Abstract

This article argues that French filmmaker Francois Ozon's fantastical explorations of murder and metamorphosis provide a surprisingly ethical commentary on the tightly interwoven cultural processes of social reification and identity fetishization. Using the two early films Sitcom (1998) and Les Amants criminels (1999) as a point of departure, it claims that Ozon is essentially concerned with the different ways in which the subject appropriates alterity in his or her attempt to instigate alternative existences.
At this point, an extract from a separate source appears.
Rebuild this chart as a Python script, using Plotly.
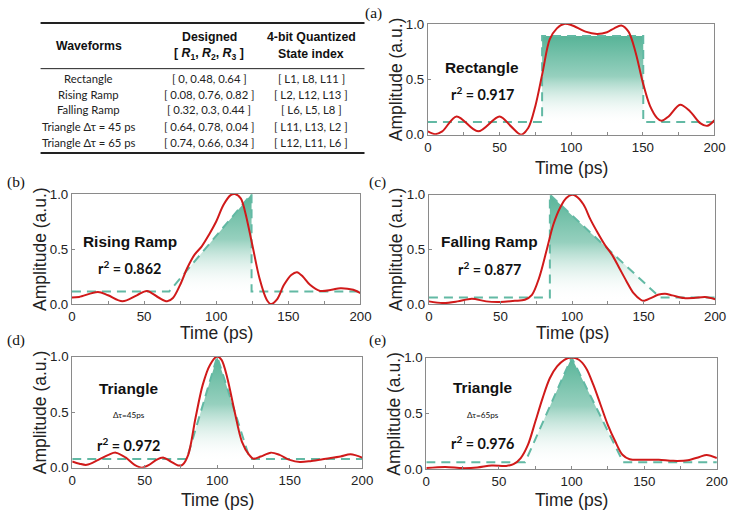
import plotly.graph_objects as go

W, H = 746, 512

# ---- table data ----
table_header = ["<b>Waveforms</b>", "<b>Designed</b>", "<b>4-bit Quantized</b>"]
table_header2 = ["", "<b>[ <i>R</i><sub>1</sub>, <i>R</i><sub>2</sub>, <i>R</i><sub>3</sub> ]</b>", "<b>State index</b>"]
waveforms = ["Rectangle", "Rising Ramp", "Falling Ramp", "Triangle Δτ = 45 ps", "Triangle Δτ = 65 ps"]
designed = ["[ 0, 0.48, 0.64 ]", "[ 0.08, 0.76, 0.82 ]", "[ 0.32, 0.3, 0.44 ]",
            "[ 0.64, 0.78, 0.04 ]", "[ 0.74, 0.66, 0.34 ]"]
state_index = ["[ L1, L8, L11 ]", "[ L2, L12, L13 ]", "[ L6, L5, L8 ]",
               "[ L11, L13, L2 ]", "[ L12, L11, L6 ]"]

# ---- target (designed) waveforms ----
rect_t = [0, 79.7, 79.7, 150.3, 150.3, 200]
rect_y = [0.115, 0.115, 0.89, 0.89, 0.115, 0.115]
rise_t = [0, 67.4, 124.5, 124.5, 200]
rise_y = [0.115, 0.115, 1.0, 0.115, 0.115]
fall_t = [0, 84.5, 84.5, 161.5, 200]
fall_y = [0.06, 0.06, 1.0, 0.06, 0.06]
tri45_t = [0, 79, 100, 122.5, 200]
tri45_y = [0.078, 0.078, 1.0, 0.078, 0.078]
tri65_t = [0, 68, 100, 135.5, 200]
tri65_y = [0.063, 0.063, 1.0, 0.063, 0.063]

# ---- measured waveforms ----
rect_meas_t = [0, 5, 10, 20, 35, 50, 58, 65, 70, 75, 80, 85, 90, 95, 100, 110, 118, 125, 130, 135,
               140, 145, 150, 155, 160, 163, 168, 176, 183, 190, 195, 200]
rect_meas_y = [0.03, 0.005, 0.03, 0.165, 0.03, 0.165, 0.075, 0.0, 0.06, 0.26, 0.56, 0.86, 0.96, 1.0,
               0.99, 0.93, 0.91, 0.925, 0.96, 0.985, 0.93, 0.74, 0.47, 0.26, 0.15, 0.125, 0.165, 0.27,
               0.21, 0.105, 0.08, 0.13]
rise_meas_t = [0, 5, 18, 25, 35, 45, 52, 60, 66, 70, 75, 80, 85, 90, 95, 100, 105, 110, 113, 117, 120,
               125, 130, 135, 138, 142, 147, 152, 156, 160, 165, 172, 180, 186, 195, 200]
rise_meas_y = [0.06, 0.065, 0.11, 0.08, 0.025, 0.08, 0.12, 0.06, 0.025, 0.055, 0.175, 0.33, 0.45,
               0.525, 0.63, 0.75, 0.9, 0.99, 1.0, 0.96, 0.84, 0.54, 0.235, 0.04, 0.0, 0.04, 0.175,
               0.265, 0.29, 0.25, 0.175, 0.12, 0.13, 0.145, 0.13, 0.1]
fall_meas_t = [0, 10, 20, 30, 40, 50, 60, 67, 72, 77, 82, 87, 92, 96, 100, 103, 108, 113, 118, 123,
               128, 133, 138, 143, 148, 150, 155, 160, 165, 170, 178, 185, 193, 200]
fall_meas_y = [0.025, 0.01, 0.025, 0.05, 0.025, 0.02, 0.03, 0.04, 0.085, 0.24, 0.48, 0.73, 0.89,
               0.97, 1.0, 0.985, 0.91, 0.77, 0.65, 0.54, 0.45, 0.33, 0.21, 0.1, 0.04, 0.03, 0.055,
               0.085, 0.095, 0.08, 0.055, 0.055, 0.065, 0.045]
tri45_meas_t = [0, 5, 10, 18, 25, 30, 37, 43, 48, 53, 58, 63, 68, 73, 76, 80, 85, 90, 95, 100, 103,
                107, 112, 117, 122, 125, 130, 137, 143, 150, 157, 165, 175, 185, 192, 200]
tri45_meas_y = [0.055, 0.035, 0.025, 0.07, 0.115, 0.135, 0.09, 0.025, 0.0, 0.025, 0.07, 0.09, 0.055,
                0.02, 0.025, 0.115, 0.445, 0.745, 0.925, 1.0, 0.97, 0.805, 0.505, 0.235, 0.115, 0.08,
                0.1, 0.135, 0.115, 0.07, 0.05, 0.06, 0.08, 0.1, 0.12, 0.09]
tri65_meas_t = [0, 13, 25, 35, 45, 55, 60, 65, 70, 75, 80, 85, 90, 95, 100, 105, 110, 115, 120, 125,
                130, 135, 140, 150, 160, 170, 180, 188, 193, 200]
tri65_meas_y = [0.01, 0.02, 0.01, 0.015, 0.033, 0.03, 0.045, 0.1, 0.22, 0.425, 0.635, 0.815, 0.92,
                0.98, 1.0, 0.98, 0.905, 0.755, 0.575, 0.395, 0.25, 0.13, 0.09, 0.085, 0.085, 0.075,
                0.08, 0.11, 0.128, 0.1]

panel_names = ["Rectangle", "Rising Ramp", "Falling Ramp", "Triangle", "Triangle"]
panel_r2 = ["0.917", "0.862", "0.877", "0.972", "0.976"]
panel_dtau = ["", "", "", "Δτ=45ps", "Δτ=65ps"]
panel_letters = ["(a)", "(b)", "(c)", "(d)", "(e)"]
targets = [(rect_t, rect_y), (rise_t, rise_y), (fall_t, fall_y), (tri45_t, tri45_y), (tri65_t, tri65_y)]
measured = [(rect_meas_t, rect_meas_y), (rise_meas_t, rise_meas_y), (fall_meas_t, fall_meas_y),
            (tri45_meas_t, tri45_meas_y), (tri65_meas_t, tri65_meas_y)]

# * plot areas in pixels of the reference picture: left, right, top, bottom
boxes = [(428.3, 714.3, 24.3, 135), (73, 361, 194.3, 304.3), (429.3, 715, 195, 304.3),
         (73.3, 362.7, 356.7, 467.7), (426.7, 716.7, 357.7, 469.3)]
time_label_y = [168, 333, 333, 500, 500]
letter_pos = [(374, 13), (17, 182), (378, 182), (17, 340), (378, 340)]
# * text positions in data units: (x, y_name, y_dtau, y_r2)
text_pos = [(38, 0.61, None, 0.37), (40, 0.57, None, 0.33), (42.5, 0.57, None, 0.33),
            (39, 0.71, 0.47, 0.21), (39, 0.73, 0.487, 0.235)]

RED = "#d01a1a"
TEAL = "#62b9a4"
SANS = "Liberation Sans"
CAL = "Lato"

# * the photographed page comes out slightly shrunk; undo it (measured on earlier runs)
SX, CX = 0.978, 5.2
SY, CY = 0.970, 7.4
FS = 1.0 / 0.974

def px(p):
    return ((p - CX) / SX) / W

def py(p):
    return 1 - ((p - CY) / SY) / H

def fnt(family, size, color="#111"):
    return dict(family=family, size=round(size * FS, 1), color=color)

def note(text, x, y, font, xref="paper", yref="paper", **kw):
    return dict(text=text, xref=xref, yref=yref, x=x, y=y, showarrow=False,
                xanchor="center", yanchor="middle", font=font, **kw)

fig = go.Figure()
annotations = []
shapes = []

for i in range(5):
    xa = "x" if i == 0 else f"x{i + 1}"
    ya = "y" if i == 0 else f"y{i + 1}"
    tt, ty = targets[i]
    mt, my = measured[i]
    base = ty[0]
    # * gradient fill under the designed waveform
    fig.add_trace(go.Scatter(
        x=tt, y=ty, xaxis=xa, yaxis=ya, mode="lines", line=dict(width=0),
        fill="tozeroy",
        fillgradient=dict(type="vertical", start=base, stop=max(ty),
                          colorscale=[[0, "rgba(255,255,255,0)"], [0.55, "rgba(150,208,190,1)"],
                                      [1, "rgba(88,180,152,1)"]]),
        showlegend=False, hoverinfo="skip",
    ))
    fig.add_trace(go.Scatter(
        x=tt, y=ty, xaxis=xa, yaxis=ya, mode="lines",
        line=dict(color=TEAL, width=2, dash="9px,6px"), showlegend=False,
    ))
    fig.add_trace(go.Scatter(
        x=mt, y=my, xaxis=xa, yaxis=ya, mode="lines",
        line=dict(color=RED, width=2, shape="spline", smoothing=0.9), showlegend=False,
    ))

    l, r, t, b = boxes[i]
    axis_common = dict(showgrid=False, zeroline=False, showline=True, linecolor="#8a8a8a",
                       linewidth=1, mirror=True, ticks="inside", ticklen=3, tickcolor="#8a8a8a",
                       tickfont=fnt(SANS, 13, "#222"))
    fig.update_layout({
        ("xaxis" if i == 0 else f"xaxis{i + 1}"): dict(
            axis_common, domain=[px(l), px(r)], anchor=ya, range=[0, 200],
            tickvals=[0, 50, 100, 150, 200],
            minor=dict(tickvals=[25, 75, 125, 175], ticks="inside", ticklen=3, tickcolor="#8a8a8a")),
        ("yaxis" if i == 0 else f"yaxis{i + 1}"): dict(
            axis_common, domain=[py(b), py(t)], anchor=xa, range=[0, 1.0],
            tickvals=[0, 0.5, 1.0], tickformat=".1f"),
    })

    # * axis titles
    title_font = fnt(SANS, 17, "#222")
    annotations.append(note("Amplitude (a.u.)", px(l - 32), py((t + b) / 2), title_font, textangle=-90))
    annotations.append(note("Time (ps)", px((l + r) / 2), py(time_label_y[i]), title_font))
    # * panel letter
    lx, ly = letter_pos[i]
    annotations.append(note(panel_letters[i], px(lx), py(ly), fnt("Liberation Serif", 15)))
    # * labels inside the panel
    tx, yn, yd, yr = text_pos[i]
    annotations.append(note(f"<b>{panel_names[i]}</b>", tx, yn, fnt(SANS, 15), xref=xa, yref=ya))
    if yd is not None:
        annotations.append(note(panel_dtau[i], tx, yd, fnt(CAL, 8), xref=xa, yref=ya))
    annotations.append(note(f"<b>r<sup>2</sup> = {panel_r2[i]}</b>", tx, yr, fnt(CAL, 14),
                            xref=xa, yref=ya))

# * table
col_x = [90, 210, 312]
head_font = fnt(SANS, 12)
annotations.append(note(table_header[0], px(col_x[0]), py(46), head_font))
for c in (1, 2):
    annotations.append(note(table_header[c], px(col_x[c]), py(37), head_font))
    annotations.append(note(table_header2[c], px(col_x[c]), py(54), head_font))
row_y = [79.3, 94.5, 110, 126.5, 143]
row_font = fnt(CAL, 11, "#222")
for k in range(len(waveforms)):
    for c, col in enumerate([waveforms, designed, state_index]):
        annotations.append(note(col[k], px(col_x[c]), py(row_y[k]), row_font))
for yy, wd in [(23.3, 2), (69, 1), (153.3, 2)]:
    shapes.append(dict(type="line", xref="paper", yref="paper", x0=px(41.7), x1=px(365),
                       y0=py(yy), y1=py(yy), line=dict(color="#222", width=wd)))

fig.update_layout(
    width=W, height=H, margin=dict(l=0, r=0, t=0, b=0),
    paper_bgcolor="white", plot_bgcolor="white",
    annotations=annotations, shapes=shapes, showlegend=False,
)

# * page body margin removed so the 746x512 figure fills the window exactly
fig.write_html("out.html", config={"displayModeBar": False},
               post_script="document.body.style.margin='0';document.body.style.overflow='hidden';")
Using the theories of Deleuze and Guattari on ‘deterritorialization’, those of Slavoj Zizek on ‘the Act’, and those of Giorgio Agamben on ‘the witness’, it will present three distinct stages of transformation at work in Ozon's films: from a seeming championing of transgressive social ‘difference’ for its own sake emerges an exploration of impossible, psychotic metamorphosis, and finally a linking of such ‘unspeakable’ change to a potentially political process of traumatic dehumanization. Real, that is, ethical, transformation in Ozon's films can come about only through the blinding perception of one's enslavement to fetishistic desire, and through the radical dismantlement of this desire and the (excessively) coherent socio-political identity it confers upon one. Ozon's demanding approach to different modes of transformation deserves close analysis at a time when increasingly rigid conceptions of social identity are again becoming dangerously allied to lazy conceptions of social change, in France and elsewhere.